Dr J. C. Agarwal, in a series of lectures sponsored by the Metallurgical Society and the Society of Mining Engineers, said a major reason the American minerals and metals industry is facing serious economic challenges today is that the industry has always been driven by the economics and quality of mineral resources themselves.
As more desirable resources are discovered elsewhere in the world, he said, the U.S. share of mining is declining. The technological challenge for producers is to lower costs and improve capital efficiency, he said; the marketing challenge is to develop proprietary products and to select the right market niches.
He stressed that the U.S. mineral resources base must be able to compete in the world market.
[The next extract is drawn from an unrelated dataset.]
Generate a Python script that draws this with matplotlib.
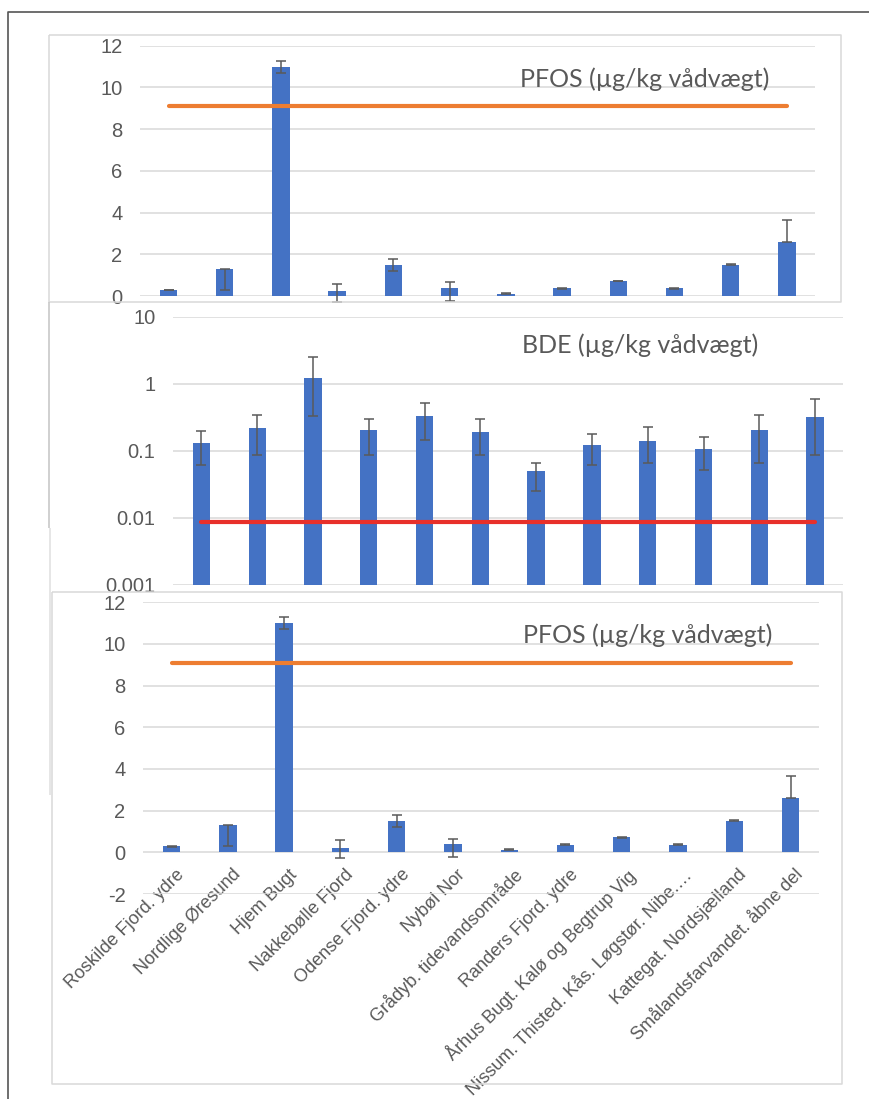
import matplotlib
matplotlib.use("Agg")
import matplotlib.pyplot as plt
from matplotlib.lines import Line2D
from matplotlib.transforms import ScaledTranslation
import numpy as np

# ---------------------------------------------------------------- data
sites = [
    "Roskilde Fjord. ydre",
    "Nordlige Øresund",
    "Hjem Bugt",
    "Nakkebølle Fjord",
    "Odense Fjord. ydre",
    "Nybøl Nor",
    "Grådyb. tidevandsområde",
    "Randers Fjord. ydre",
    "Århus Bugt. Kalø og Begtrup Vig",
    "Nissum. Thisted. Kås. Løgstør. Nibe.…",
    "Kattegat. Nordsjælland",
    "Smålandsfarvandet. åbne del",
]

pfos = [0.29, 1.30, 11.0, 0.23, 1.50, 0.38, 0.11, 0.37, 0.72, 0.37, 1.51, 2.60]
pfos_err_lo = [0.02, 1.02, 0.30, 0.50, 0.28, 0.60, 0.02, 0.02, 0.02, 0.02, 0.02, 0.0]
pfos_err_hi = [0.02, 0.0, 0.28, 0.35, 0.28, 0.27, 0.03, 0.02, 0.02, 0.02, 0.02, 1.04]

bde = [0.13, 0.22, 1.23, 0.20, 0.33, 0.19, 0.049, 0.12, 0.14, 0.107, 0.20, 0.32]
bde_err_lo = [0.07, 0.134, 0.90, 0.114, 0.185, 0.104, 0.024, 0.06, 0.074, 0.056, 0.134, 0.234]
bde_err_hi = [0.065, 0.12, 1.27, 0.10, 0.185, 0.11, 0.017, 0.055, 0.088, 0.053, 0.14, 0.26]

pfos_eqs = 9.1      # µg/kg wet weight
bde_eqs = 0.0085    # µg/kg wet weight

pfos_ticks = [0, 2, 4, 6, 8, 10, 12]
pfos_ticks_full = [-2, 0, 2, 4, 6, 8, 10, 12]
bde_ticks = [0.001, 0.01, 0.1, 1, 10]
bde_ticklabels = ["0.001", "0.01", "0.1", "1", "10"]

# ---------------------------------------------------------------- style
plt.rcParams["axes.unicode_minus"] = False
BLUE = "#4472C4"
ORANGE = "#ED7D31"
RED = "#E8302A"
GRID = "#D9D9D9"
TXT = "#595959"
ERR = "#5A5A5A"
TICK_FONT = ["Liberation Sans", "DejaVu Sans"]
LABEL_FONT = ["Lato", "DejaVu Sans"]

W, H = 870, 1099
fig = plt.figure(figsize=(W / 100, H / 100), dpi=100)
fig.patch.set_facecolor("white")


def axes_px(x0, x1, ytop, ybot):
    return fig.add_axes([x0 / W, 1 - ybot / H, (x1 - x0) / W, (ybot - ytop) / H])


def fig_line(xs, ys, color, lw):
    fig.add_artist(Line2D([x / W for x in xs], [1 - y / H for y in ys],
                          transform=fig.transFigure, color=color, lw=lw,
                          solid_capstyle="butt"))


def frame_px(x0, x1, ytop, ybot, color=GRID, lw=1.1):
    fig_line([x0, x1, x1, x0, x0], [ytop, ytop, ybot, ybot, ytop], color, lw)


def style_axes(ax):
    for s in ax.spines.values():
        s.set_visible(False)
    ax.set_facecolor("none")
    ax.grid(axis="y", color=GRID, lw=1.1)
    ax.set_axisbelow(True)
    ax.tick_params(axis="y", length=0, pad=13, labelsize=14.5, labelcolor=TXT)
    for lab in ax.get_yticklabels():
        lab.set_family(TICK_FONT)


def bars_with_errors(ax, vals, lo, hi):
    x = np.arange(len(vals))
    ax.bar(x, vals, width=0.31, color=BLUE, zorder=2)
    ax.errorbar(x, vals, yerr=[lo, hi], fmt="none", ecolor=ERR, elinewidth=1.1,
                capsize=3.6, capthick=1.1, zorder=3, clip_on=False)
    ax.set_xlim(-0.5, len(vals) - 0.5)
    return x


def label(x, y, s):
    fig.text(x / W, 1 - y / H, s, family=LABEL_FONT, fontsize=18, color=TXT,
             ha="left", va="baseline")


# outer frame of the page
fig_line([7.7, 7.7, 870], [1099, 11.7, 11.7], "#555555", 1.2)

# ---------------------------------------------------------------- panel 1: PFOS
frame_px(49, 841, 35, 301.7)
ax1 = axes_px(140.4, 815, 45.7, 296)
x = bars_with_errors(ax1, pfos, pfos_err_lo, pfos_err_hi)
ax1.plot([x[0], x[-1]], [pfos_eqs, pfos_eqs], color=ORANGE, lw=3,
         solid_capstyle="round", zorder=4)
ax1.set_ylim(0, 12)
ax1.set_yticks(pfos_ticks)
ax1.set_xticks([])
style_axes(ax1)
label(520.5, 86.7, "PFOS (µg/kg vådvægt)")

# ---------------------------------------------------------------- panel 2: BDE (log)
fig_line([49, 49], [302, 528], "#C8C8C8", 1.2)
fig_line([50, 50], [528, 795], "#E2E2E2", 1.2)
ax2 = axes_px(173.5, 843, 316.7, 584.5)
ax2.set_yscale("log")
x = bars_with_errors(ax2, bde, bde_err_lo, bde_err_hi)
ax2.plot([x[0], x[-1]], [bde_eqs, bde_eqs], color=RED, lw=3,
         solid_capstyle="round", zorder=4)
ax2.set_ylim(0.001, 10)
ax2.set_yticks(bde_ticks)
ax2.set_yticklabels(bde_ticklabels)
ax2.yaxis.set_minor_locator(matplotlib.ticker.NullLocator())
ax2.set_xticks([])
style_axes(ax2)
label(522, 353, "BDE (µg/kg vådvægt)")

# ---------------------------------------------------------------- panel 3: PFOS with site names
frame_px(51.7, 841.7, 592.3, 1084)
ax3 = axes_px(143.5, 818.7, 602.3, 894)
x = bars_with_errors(ax3, pfos, pfos_err_lo, pfos_err_hi)
ax3.plot([x[0], x[-1]], [pfos_eqs, pfos_eqs], color=ORANGE, lw=3,
         solid_capstyle="round", zorder=4)
ax3.set_ylim(-2, 12)
ax3.set_yticks(pfos_ticks_full)
style_axes(ax3)
ax3.spines["bottom"].set_position(("data", 0))
ax3.set_xticks(x)
ax3.set_xticklabels(sites, rotation=45, ha="right", va="top",
                    rotation_mode="anchor", family=TICK_FONT,
                    fontsize=13, color=TXT)
ax3.tick_params(axis="x", length=0, pad=10)
shift = ScaledTranslation(4 / 100, 0, fig.dpi_scale_trans)
for lab in ax3.get_xticklabels():
    lab.set_transform(lab.get_transform() + shift)
label(523, 643.3, "PFOS (µg/kg vådvægt)")

fig.savefig("out.png", dpi=100)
When the economics favor exploitation of non-U.S. based resources, gradually U.S. producers will be forced to adjust domestic production.
Using the copper industry as an example, he said U.S. producers have to contend with ore that averages only 0.6% copper, whereas foreign producers have access to ores containing more than 2% copper. U.S. producers, as a result, are no longer market leaders. Making matters worse, he said, is nationalization of some foreign mining industries which has given many non-U.S. producers a huge competitive advantage. Producers must adapt
“If U.S. producers are willing to be adaptable, however, there are plenty of profitable opportunities,” Agarwal said. “For instance, all the bad news we’ve been hearing about the demise of the U.S. steel industry is premature. While it’s certainly true the steel industry did have many obsolete facilities, most of that excess capacity is gone now.
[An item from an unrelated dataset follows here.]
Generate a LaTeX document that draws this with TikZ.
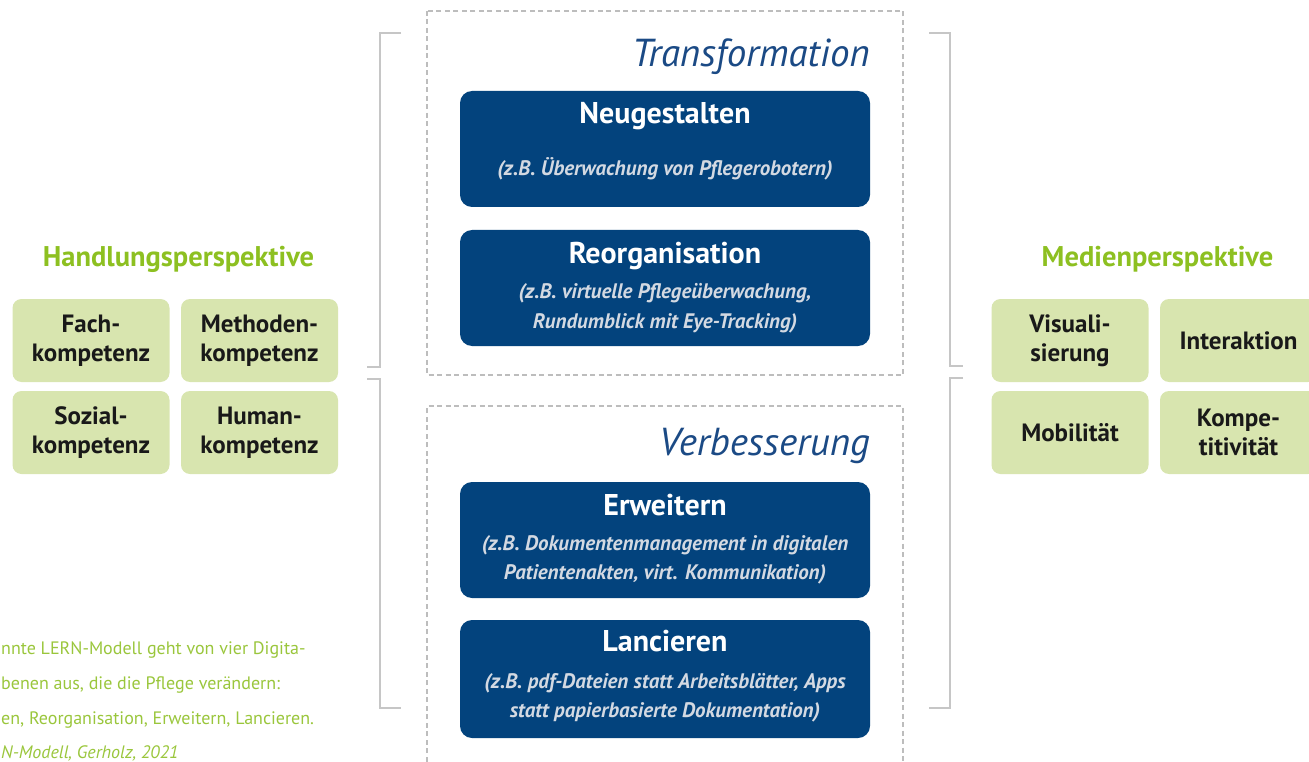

“A lot of those old plants were geographically dispersed — a relic of the necessities of the Second World War — which made them increasingly less competitive in the world marketplace as U.S. transportation and production costs soared. The remaining integrated U.S. steel industry, concentrated in Chicago and on the Maryland and Pennsylvania coastline, will survive and prosper.”
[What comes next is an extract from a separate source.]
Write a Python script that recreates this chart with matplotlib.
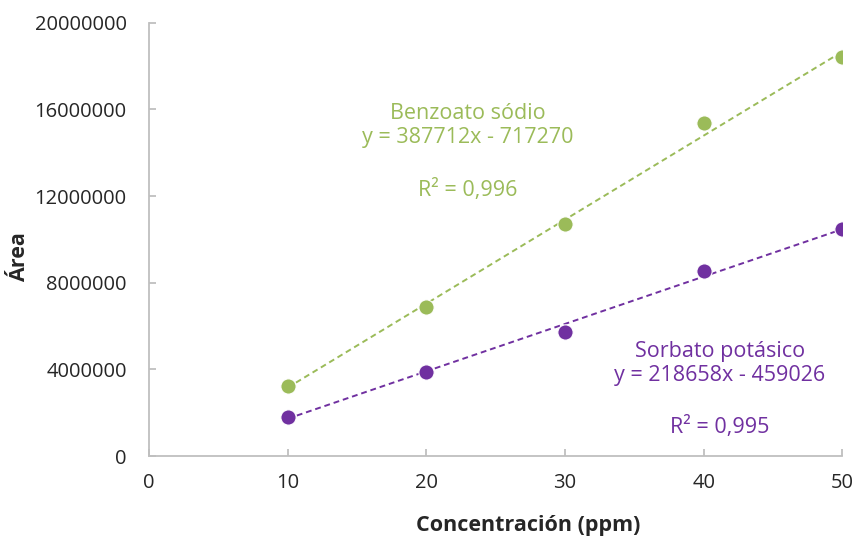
import matplotlib
matplotlib.use("Agg")
import matplotlib.pyplot as plt
import numpy as np

conc = [10, 20, 30, 40, 50]
benzoato = [3230000, 6880000, 10720000, 15380000, 18430000]
sorbato = [1800000, 3880000, 5730000, 8550000, 10490000]
benz_fit = (387712, -717270)
sorb_fit = (218658, -459026)
x_ticks = [0, 10, 20, 30, 40, 50]
y_ticks = [0, 4000000, 8000000, 12000000, 16000000, 20000000]

green = "#9BBB59"
purple = "#7030A0"
gray = "#BFBFBF"

plt.rcParams['font.family'] = ['Open Sans', 'DejaVu Sans']

fig = plt.figure(figsize=(8.56, 5.43), dpi=100)
ax = fig.add_axes([0.174, 0.160, 0.810, 0.798])

xf = np.array([conc[0], conc[-1]])
ax.plot(xf, benz_fit[0] * xf + benz_fit[1], linestyle=(0, (3, 2)), color=green, lw=1.4, zorder=2)
ax.plot(xf, sorb_fit[0] * xf + sorb_fit[1], linestyle=(0, (3, 2)), color=purple, lw=1.4, zorder=2)
ax.plot(conc, benzoato, 'o', color=green, ms=11, mec='white', mew=0.8, zorder=3)
ax.plot(conc, sorbato, 'o', color=purple, ms=11, mec='white', mew=0.8, zorder=3)

ax.set_xlim(0, 50)
ax.set_ylim(0, 20000000)
ax.set_xticks(x_ticks)
ax.set_yticks(y_ticks)
ax.set_xticklabels([str(v) for v in x_ticks])
ax.set_yticklabels([str(v) for v in y_ticks])
for s in ['top', 'right']:
    ax.spines[s].set_visible(False)
for s in ['left', 'bottom']:
    ax.spines[s].set_color(gray)
    ax.spines[s].set_linewidth(1.3)
ax.tick_params(axis='both', direction='in', length=5, width=1.3, color=gray,
               labelsize=14.5, labelcolor='#262626')
ax.tick_params(axis='x', pad=12)
ax.tick_params(axis='y', pad=16)

ax.text(0.46, 0.763, "Benzoato sódio\ny = 387712x - 717270", transform=ax.transAxes,
        ha='center', va='center', color=green, fontsize=15.5, linespacing=1.2)
ax.text(0.46, 0.614, "R² = 0,996", transform=ax.transAxes,
        ha='center', va='center', color=green, fontsize=15.5)
ax.text(0.823, 0.214, "Sorbato potásico\ny = 218658x - 459026", transform=ax.transAxes,
        ha='center', va='center', color=purple, fontsize=15.5, linespacing=1.2)
ax.text(0.823, 0.067, "R² = 0,995", transform=ax.transAxes,
        ha='center', va='center', color=purple, fontsize=15.5)

fig.text(528 / 856, 1 - 525 / 543, "Concentración (ppm)", ha='center', va='center',
         fontsize=15.5, fontweight='bold', color='#262626')
fig.text(20 / 856, 1 - 257 / 543, "Área", ha='center', va='center', rotation=90,
         fontsize=15.5, fontweight='bold', color='#262626')

fig.savefig("out.png", dpi=100)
Agarwal predicts relatively big opportunities in materials recycling. “In mature industrial societies such as the U.S.,” he said, “it’s more economical to recycle metals than to produce them from virgin ores. This is an important point. The U.S. has a vast storehouse of metals. Currently, more than 30% of steel industry production is based on recycling, and there certainly is more to come.”Producers can definitely reap reliable, long-term profits from recycling metallic products made from steel, aluminum and copper; it is not so clear they can tie in long-term profits from mining itself, he said.